Let me add parenthetically here that I do prefer the term “shaman” to “prophet” on descriptive grounds, since “prophet”/
navi is really an “emic” (or insiders’) term, lending traditional authority to a religious role. Certainly,
Ascension of Isaiah embraces this traditional designation throughout the text. Also, I should say that shamanism, as a religious phenomenon, admits a great fluidity between possession
by spirits, ascent
accompanied by spirits, instruction
from spirits, and so on. Christian exegetes tend to make weighty distinctions between possession and encounter that would not have made sense to the ancient insider. There were multiple ways to describe similar experiences with supernatural beings.

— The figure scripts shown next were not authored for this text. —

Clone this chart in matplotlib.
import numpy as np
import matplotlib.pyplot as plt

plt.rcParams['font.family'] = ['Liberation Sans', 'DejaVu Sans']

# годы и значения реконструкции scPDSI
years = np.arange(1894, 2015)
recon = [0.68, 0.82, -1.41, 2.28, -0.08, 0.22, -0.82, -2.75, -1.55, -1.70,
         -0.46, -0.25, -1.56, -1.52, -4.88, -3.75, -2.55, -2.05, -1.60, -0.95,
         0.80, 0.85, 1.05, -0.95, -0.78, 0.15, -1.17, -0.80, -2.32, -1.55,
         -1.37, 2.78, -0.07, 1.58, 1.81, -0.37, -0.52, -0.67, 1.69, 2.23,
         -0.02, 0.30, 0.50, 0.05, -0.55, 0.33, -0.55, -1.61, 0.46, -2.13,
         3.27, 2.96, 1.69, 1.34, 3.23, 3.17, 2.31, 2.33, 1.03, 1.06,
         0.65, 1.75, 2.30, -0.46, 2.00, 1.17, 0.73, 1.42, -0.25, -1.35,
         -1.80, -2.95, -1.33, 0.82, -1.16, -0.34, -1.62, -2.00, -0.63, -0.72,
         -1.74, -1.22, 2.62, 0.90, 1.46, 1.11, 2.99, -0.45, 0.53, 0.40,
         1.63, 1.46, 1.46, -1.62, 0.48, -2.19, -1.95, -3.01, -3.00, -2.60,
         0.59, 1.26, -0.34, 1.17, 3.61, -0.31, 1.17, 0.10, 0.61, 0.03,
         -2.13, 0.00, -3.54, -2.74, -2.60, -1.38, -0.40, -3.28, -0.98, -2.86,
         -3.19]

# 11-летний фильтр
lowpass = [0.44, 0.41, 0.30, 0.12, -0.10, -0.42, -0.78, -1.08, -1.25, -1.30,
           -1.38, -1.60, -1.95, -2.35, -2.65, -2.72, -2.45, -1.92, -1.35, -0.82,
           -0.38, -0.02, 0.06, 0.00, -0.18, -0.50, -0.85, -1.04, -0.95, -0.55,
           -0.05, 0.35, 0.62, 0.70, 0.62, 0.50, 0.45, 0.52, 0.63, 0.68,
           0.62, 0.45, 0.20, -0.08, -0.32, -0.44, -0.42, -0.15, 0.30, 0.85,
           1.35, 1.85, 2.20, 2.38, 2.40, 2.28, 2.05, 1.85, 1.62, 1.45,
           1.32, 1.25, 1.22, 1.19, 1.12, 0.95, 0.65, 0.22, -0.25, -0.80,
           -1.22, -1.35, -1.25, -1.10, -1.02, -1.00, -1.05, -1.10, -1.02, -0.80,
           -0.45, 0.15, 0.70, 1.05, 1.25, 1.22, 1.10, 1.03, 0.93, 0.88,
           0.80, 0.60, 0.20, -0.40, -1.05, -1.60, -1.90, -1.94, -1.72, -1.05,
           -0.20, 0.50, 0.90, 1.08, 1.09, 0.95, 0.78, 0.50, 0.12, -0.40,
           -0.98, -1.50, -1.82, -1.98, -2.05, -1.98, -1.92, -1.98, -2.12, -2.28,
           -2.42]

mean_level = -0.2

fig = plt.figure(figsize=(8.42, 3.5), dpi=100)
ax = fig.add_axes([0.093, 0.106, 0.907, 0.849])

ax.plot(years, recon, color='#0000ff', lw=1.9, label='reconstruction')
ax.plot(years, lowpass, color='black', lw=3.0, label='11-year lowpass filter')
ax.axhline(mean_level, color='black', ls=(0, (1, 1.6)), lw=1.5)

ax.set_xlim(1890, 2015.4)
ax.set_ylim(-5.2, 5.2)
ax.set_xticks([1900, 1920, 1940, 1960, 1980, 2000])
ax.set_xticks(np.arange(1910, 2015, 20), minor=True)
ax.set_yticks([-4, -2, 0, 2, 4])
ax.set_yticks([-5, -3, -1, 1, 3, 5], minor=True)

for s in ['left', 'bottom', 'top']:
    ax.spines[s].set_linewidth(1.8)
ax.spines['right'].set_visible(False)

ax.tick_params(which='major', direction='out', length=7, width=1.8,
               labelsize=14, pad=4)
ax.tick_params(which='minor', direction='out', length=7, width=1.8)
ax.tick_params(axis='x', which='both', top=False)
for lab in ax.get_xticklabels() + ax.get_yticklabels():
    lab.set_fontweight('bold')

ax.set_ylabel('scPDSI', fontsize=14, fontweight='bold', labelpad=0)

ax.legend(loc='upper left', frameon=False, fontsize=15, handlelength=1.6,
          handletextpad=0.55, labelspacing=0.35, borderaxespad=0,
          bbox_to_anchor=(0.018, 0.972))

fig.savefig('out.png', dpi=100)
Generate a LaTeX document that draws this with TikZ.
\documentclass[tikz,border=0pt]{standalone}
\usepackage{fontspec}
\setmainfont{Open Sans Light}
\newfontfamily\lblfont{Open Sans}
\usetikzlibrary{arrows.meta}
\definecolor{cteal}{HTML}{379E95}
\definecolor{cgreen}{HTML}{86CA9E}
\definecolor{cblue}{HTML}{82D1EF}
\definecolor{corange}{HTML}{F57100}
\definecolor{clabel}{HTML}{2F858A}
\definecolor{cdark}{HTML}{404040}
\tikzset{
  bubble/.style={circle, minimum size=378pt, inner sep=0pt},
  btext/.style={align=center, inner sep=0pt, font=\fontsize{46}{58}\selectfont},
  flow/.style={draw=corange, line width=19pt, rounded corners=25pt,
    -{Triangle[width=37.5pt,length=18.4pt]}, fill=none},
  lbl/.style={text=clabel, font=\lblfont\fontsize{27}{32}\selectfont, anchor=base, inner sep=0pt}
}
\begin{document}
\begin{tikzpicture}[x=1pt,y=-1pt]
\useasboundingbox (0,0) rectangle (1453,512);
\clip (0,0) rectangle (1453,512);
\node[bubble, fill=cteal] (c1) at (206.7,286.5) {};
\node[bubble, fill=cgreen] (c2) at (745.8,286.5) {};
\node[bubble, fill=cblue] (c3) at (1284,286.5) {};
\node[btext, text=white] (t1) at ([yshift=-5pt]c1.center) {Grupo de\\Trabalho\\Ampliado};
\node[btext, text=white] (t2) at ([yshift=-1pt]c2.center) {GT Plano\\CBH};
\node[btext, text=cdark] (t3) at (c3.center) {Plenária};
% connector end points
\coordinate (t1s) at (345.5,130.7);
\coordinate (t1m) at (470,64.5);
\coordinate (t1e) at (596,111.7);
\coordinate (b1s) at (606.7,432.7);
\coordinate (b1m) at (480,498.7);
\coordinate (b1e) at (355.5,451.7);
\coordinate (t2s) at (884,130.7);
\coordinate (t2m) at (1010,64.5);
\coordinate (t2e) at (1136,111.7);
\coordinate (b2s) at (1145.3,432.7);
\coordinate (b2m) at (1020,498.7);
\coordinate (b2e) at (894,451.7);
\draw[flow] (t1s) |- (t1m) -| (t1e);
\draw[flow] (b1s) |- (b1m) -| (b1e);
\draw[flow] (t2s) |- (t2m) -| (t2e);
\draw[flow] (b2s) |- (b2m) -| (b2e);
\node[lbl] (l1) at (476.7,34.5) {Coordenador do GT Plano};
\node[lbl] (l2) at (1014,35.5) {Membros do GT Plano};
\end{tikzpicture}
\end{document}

Ascension of Isaiah, then, seems to reflect an original
Sitz-im-Leben in such a shamanic setting. I owe my realization of this setting to Robert Hall and Enrico Norelli, who both picked up on this witness to first-century prophetic guilds back in the early 1990s. [4] But where their interest lay in the scribal features of these prophetic guilds—Hall going as far as calling them “schools”—mine remain in their performative features. And this is where the Book of Revelation belongs in the discussion. For John of Patmos testifies that he too was “in the spirit on the Lord’s Day,” which indicates a possession state brought on by collective liturgical performance. And he too encounters a divine spirit—the anthropomorphic figure we might call the Lord-Angel—before he ascends to heaven in chapter 4. In the realm of possession, especially, Revelation is quite fluid: John alternately speaks to and is inhabited by the Lord-Angel throughout the text (esp. chaps. 1, 22).
The texts are clearly independent, but each comes from a prophetic/shamanic milieu steeped in Jewish apocalyptic tradition. And each seeks to orient that tradition, among other things, to revelations of Jesus’s heavenly nature, whether
before birth (as in
Ascension of Isaiah) or after death (as in Revelation). In neither case is it helpful historically, textually, or religiously to classify them as “Christian,” since their Christ-interests are idiosyncratic—indeed, many would say, oriented more towards the perpetuation of the Jewish apocalyptic tradition itself than any sort of participation in a broader “Christian” institution.